→ SUPPLIED MATERIAL
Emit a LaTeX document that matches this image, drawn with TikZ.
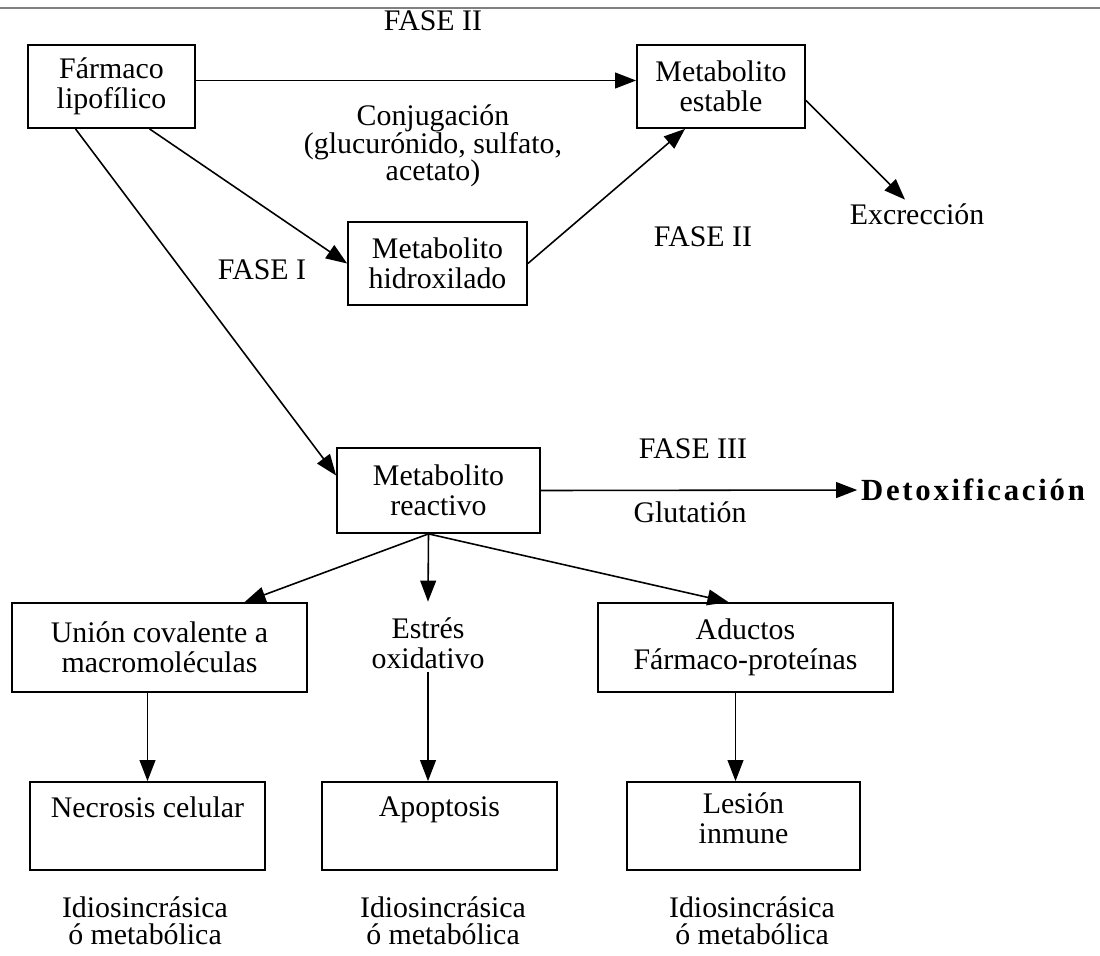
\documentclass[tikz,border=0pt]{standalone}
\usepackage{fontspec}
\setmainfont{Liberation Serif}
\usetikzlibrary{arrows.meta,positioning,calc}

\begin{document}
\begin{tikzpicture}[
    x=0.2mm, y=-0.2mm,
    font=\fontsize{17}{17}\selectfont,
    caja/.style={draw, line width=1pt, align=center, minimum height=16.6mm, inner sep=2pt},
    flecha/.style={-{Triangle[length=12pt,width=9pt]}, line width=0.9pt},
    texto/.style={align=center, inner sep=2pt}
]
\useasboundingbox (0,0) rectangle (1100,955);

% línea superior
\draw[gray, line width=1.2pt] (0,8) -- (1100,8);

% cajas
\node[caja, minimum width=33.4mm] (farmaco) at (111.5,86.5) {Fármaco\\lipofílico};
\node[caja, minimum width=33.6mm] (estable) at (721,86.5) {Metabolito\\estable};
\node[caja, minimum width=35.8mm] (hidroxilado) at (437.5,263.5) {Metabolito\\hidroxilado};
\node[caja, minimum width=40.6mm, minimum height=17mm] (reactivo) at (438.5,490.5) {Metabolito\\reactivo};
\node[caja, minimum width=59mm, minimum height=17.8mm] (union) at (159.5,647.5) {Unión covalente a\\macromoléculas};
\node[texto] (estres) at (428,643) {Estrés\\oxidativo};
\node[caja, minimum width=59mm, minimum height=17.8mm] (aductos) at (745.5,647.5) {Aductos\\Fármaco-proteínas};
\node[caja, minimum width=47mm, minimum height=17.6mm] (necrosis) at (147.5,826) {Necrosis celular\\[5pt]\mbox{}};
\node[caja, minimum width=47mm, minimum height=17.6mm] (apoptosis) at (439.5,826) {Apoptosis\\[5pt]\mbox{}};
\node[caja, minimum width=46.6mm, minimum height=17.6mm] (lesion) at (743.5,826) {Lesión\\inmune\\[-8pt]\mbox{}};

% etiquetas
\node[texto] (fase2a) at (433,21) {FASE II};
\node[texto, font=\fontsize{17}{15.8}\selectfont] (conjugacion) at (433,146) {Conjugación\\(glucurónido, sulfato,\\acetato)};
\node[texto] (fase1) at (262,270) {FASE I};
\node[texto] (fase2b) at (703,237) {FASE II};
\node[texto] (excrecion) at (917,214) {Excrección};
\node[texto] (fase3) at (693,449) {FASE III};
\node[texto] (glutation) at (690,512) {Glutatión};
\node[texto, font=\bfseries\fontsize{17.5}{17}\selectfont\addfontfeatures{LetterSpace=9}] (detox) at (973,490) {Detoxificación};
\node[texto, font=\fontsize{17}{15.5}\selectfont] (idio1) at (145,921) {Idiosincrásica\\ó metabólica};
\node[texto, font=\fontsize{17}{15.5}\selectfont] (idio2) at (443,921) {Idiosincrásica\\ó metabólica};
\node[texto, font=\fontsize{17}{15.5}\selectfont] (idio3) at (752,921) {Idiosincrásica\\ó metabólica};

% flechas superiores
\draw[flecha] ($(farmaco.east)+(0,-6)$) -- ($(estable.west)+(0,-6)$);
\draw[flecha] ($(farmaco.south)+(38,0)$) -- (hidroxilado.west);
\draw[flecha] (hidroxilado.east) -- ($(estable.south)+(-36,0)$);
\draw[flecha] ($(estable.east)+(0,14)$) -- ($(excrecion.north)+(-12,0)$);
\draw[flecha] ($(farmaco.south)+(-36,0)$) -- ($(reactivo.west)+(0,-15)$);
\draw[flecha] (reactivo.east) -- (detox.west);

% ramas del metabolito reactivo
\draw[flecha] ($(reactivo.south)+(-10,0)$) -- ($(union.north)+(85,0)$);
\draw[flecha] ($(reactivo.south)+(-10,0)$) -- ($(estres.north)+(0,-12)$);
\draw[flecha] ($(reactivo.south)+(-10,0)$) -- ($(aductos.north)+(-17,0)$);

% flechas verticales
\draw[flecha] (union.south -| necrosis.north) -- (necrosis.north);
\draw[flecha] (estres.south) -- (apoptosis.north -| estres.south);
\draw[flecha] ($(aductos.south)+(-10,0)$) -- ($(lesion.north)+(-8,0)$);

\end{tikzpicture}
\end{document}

→ TO DO
Every line from the top of the material above through the line with "(0,8) -- (1100,8);" should be duplicated exactly, please; leave out the pictures.

→ WRITTEN SOLUTION
Emit a LaTeX document that matches this image, drawn with TikZ.
\documentclass[tikz,border=0pt]{standalone}
\usepackage{fontspec}
\setmainfont{Liberation Serif}
\usetikzlibrary{arrows.meta,positioning,calc}

\begin{document}
\begin{tikzpicture}[
    x=0.2mm, y=-0.2mm,
    font=\fontsize{17}{17}\selectfont,
    caja/.style={draw, line width=1pt, align=center, minimum height=16.6mm, inner sep=2pt},
    flecha/.style={-{Triangle[length=12pt,width=9pt]}, line width=0.9pt},
    texto/.style={align=center, inner sep=2pt}
]
\useasboundingbox (0,0) rectangle (1100,955);

% línea superior
\draw[gray, line width=1.2pt] (0,8) -- (1100,8);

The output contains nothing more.